# Dominion Detailing wax giveaway!



## RobDom (Oct 26, 2005)

Dominion Detailing Ltd. is giving away a brand new pot of Chemical Guys Pete's 53 Black Pearl wax. Please see our facebook page for details of this simple to enter competition.

https://www.facebook.com/pages/Dominion-Detailing-Ltd/338964202846666










_Pete's 53' Black Pearl Signature Paste Wax - Celebrates 53' years of life with a premium paste wax developed for all paints specially formulated for darker paints and metallics.

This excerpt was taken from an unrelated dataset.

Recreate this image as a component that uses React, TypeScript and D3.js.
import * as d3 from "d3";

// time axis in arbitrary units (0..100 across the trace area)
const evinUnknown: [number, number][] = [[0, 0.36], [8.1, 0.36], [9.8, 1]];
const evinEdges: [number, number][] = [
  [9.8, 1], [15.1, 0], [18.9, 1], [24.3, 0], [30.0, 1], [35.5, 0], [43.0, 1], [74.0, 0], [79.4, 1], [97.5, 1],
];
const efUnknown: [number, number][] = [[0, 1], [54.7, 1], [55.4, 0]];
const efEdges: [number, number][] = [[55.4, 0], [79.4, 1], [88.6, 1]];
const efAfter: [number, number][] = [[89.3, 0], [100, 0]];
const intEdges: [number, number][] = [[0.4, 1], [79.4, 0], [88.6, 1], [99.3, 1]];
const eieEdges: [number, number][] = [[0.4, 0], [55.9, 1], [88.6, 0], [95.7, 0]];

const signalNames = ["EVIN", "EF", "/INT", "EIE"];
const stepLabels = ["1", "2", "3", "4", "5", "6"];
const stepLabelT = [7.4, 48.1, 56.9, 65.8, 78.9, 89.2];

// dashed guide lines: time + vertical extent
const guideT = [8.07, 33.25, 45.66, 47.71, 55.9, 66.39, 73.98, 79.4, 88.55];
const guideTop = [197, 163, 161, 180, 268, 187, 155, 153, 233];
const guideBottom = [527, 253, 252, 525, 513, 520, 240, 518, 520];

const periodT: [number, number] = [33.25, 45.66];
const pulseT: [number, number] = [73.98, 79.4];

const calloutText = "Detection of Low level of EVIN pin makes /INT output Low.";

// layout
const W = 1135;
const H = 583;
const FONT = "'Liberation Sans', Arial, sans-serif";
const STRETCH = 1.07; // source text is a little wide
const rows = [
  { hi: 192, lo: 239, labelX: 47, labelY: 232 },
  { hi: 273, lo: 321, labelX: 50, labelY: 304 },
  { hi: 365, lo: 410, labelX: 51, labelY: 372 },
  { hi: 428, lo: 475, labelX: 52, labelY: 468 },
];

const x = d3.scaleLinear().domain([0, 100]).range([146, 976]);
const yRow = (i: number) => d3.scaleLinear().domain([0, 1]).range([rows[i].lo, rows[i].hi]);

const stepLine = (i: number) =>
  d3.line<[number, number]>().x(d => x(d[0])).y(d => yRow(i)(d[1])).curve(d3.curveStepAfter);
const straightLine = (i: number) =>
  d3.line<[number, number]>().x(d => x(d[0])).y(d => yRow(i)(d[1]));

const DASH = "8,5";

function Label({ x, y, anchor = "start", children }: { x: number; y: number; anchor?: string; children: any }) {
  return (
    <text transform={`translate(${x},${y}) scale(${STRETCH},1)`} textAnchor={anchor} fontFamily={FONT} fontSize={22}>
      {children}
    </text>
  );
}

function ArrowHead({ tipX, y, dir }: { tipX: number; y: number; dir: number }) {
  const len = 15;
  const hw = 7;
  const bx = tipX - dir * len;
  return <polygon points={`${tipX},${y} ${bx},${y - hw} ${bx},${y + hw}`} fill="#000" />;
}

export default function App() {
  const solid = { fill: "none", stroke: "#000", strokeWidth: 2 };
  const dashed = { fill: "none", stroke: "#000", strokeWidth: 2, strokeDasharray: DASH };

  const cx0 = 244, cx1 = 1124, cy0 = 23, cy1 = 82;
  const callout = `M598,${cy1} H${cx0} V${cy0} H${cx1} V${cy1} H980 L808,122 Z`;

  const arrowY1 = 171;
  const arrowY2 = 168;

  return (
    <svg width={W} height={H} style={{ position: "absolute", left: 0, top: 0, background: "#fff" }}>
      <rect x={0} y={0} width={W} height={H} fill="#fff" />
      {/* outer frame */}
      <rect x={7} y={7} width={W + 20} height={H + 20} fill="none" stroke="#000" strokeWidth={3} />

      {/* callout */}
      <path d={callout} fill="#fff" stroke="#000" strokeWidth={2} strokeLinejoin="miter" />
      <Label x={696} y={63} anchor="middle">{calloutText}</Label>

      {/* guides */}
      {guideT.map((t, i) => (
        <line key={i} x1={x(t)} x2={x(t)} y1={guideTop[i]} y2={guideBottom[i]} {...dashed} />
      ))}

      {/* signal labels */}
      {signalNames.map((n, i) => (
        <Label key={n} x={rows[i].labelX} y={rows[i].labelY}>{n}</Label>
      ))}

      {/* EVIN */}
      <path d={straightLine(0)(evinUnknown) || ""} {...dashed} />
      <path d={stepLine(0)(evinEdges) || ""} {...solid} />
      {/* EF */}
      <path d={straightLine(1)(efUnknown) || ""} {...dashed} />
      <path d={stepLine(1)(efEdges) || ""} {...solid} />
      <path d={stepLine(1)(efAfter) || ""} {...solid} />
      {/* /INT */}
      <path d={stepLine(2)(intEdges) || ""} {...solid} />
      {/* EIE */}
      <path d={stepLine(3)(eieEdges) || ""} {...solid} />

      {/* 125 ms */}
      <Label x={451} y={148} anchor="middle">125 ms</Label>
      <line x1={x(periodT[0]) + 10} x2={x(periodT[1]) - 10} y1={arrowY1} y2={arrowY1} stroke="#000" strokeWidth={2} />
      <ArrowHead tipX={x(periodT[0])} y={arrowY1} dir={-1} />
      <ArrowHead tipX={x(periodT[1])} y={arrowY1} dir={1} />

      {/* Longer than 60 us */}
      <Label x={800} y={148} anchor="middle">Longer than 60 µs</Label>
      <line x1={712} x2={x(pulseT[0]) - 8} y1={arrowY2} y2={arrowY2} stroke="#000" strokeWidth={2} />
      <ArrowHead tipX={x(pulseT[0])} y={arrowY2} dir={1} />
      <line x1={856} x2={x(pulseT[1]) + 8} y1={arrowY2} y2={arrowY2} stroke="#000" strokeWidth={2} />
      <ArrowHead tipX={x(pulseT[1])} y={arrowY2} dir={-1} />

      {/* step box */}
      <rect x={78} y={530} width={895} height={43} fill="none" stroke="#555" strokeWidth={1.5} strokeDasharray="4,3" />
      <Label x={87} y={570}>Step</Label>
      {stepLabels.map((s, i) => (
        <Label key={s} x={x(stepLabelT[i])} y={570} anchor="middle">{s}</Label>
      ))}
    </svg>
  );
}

Pete's 53' like Pete is in a class all its own. Utilizing Chemical Guy's experienced chemists and Pete's 20 years of experience in blending automobile paints for the auto industry, Pete's 53' blends only the finest of raw ingredients almond, coconut, banana and propolis oils, in a premium emulsion combined with 53 percent Brazilian No. 1 White Carnauba by volume.

Pete's 53' is for the enthusiast who demands the highest and wettest level of shine. 53' blends the finest ingredients to deliver A premium blend of genuine carnauba wax and natural oils that makes paint *"drip off of your vehicle"* with a high gloss shine and shimmer that is sure to impress even the toughest of critic. Contains White Carnauba Wax, Montan Oil, Coconut Oil, Banana Oil, Almond Oil, Propolis (derived from Bees wax), and formulated with a liquid crystal polymer for extended longevity and durability._

Winner will be chosen at random on Thursday the 31st of October 2013. Good luck!  :thumb:


----------



## RobDom (Oct 26, 2005)

Still plenty of time to win yourself a pot of Pete's 53 wax!!!


----------



## james_death (Aug 9, 2010)

Great Offer but dont and wont do Bookface, not even for a comp....:lol:


----------



## danwel (Feb 18, 2007)

Entered mate. Thanks


----------



## RobDom (Oct 26, 2005)

A week left to enter this and possibly win!


----------



## danwel (Feb 18, 2007)

Sshhhhh don't tell everyone as I might have more chance


----------



## Captain Peanut (Apr 19, 2011)

Great comp, entered and looking forward to winning


----------



## SuperTrooper (Apr 17, 2009)

Done, this would do my cars a treat for my winter protection! 


G


----------



## RobDom (Oct 26, 2005)

Only a couple of days left to enter, competition closes at midnight on Thursday the 31st. Winner will be drawn and announced within a day or two.


----------



## RobDom (Oct 26, 2005)

This competition is now closed, thanks for the hundreds of entries, winner will be announced this weekend.


----------



## RobDom (Oct 26, 2005)

We have a winner! My daughter drew the winner this afternoon, all the names were put into a bowl, mixed around and she drew out .... Garry Mournian! (spelt correctly this time!)










Congratulations, your wax will be winging its way to you very soon. Big thanks to all who entered.


----------



## gaz_vxr (Dec 29, 2012)

RobDom said:


> We have a winner! My daughter drew the winner this afternoon, all the names were put into a bowl, mixed around and she drew out .... Garry Mournian! (spelt correctly this time!)
> 
> 
> 
> ...


Just spotted this. Cheers Rob - arrived safe and sound. Just not had a chance to use it yet!!


----------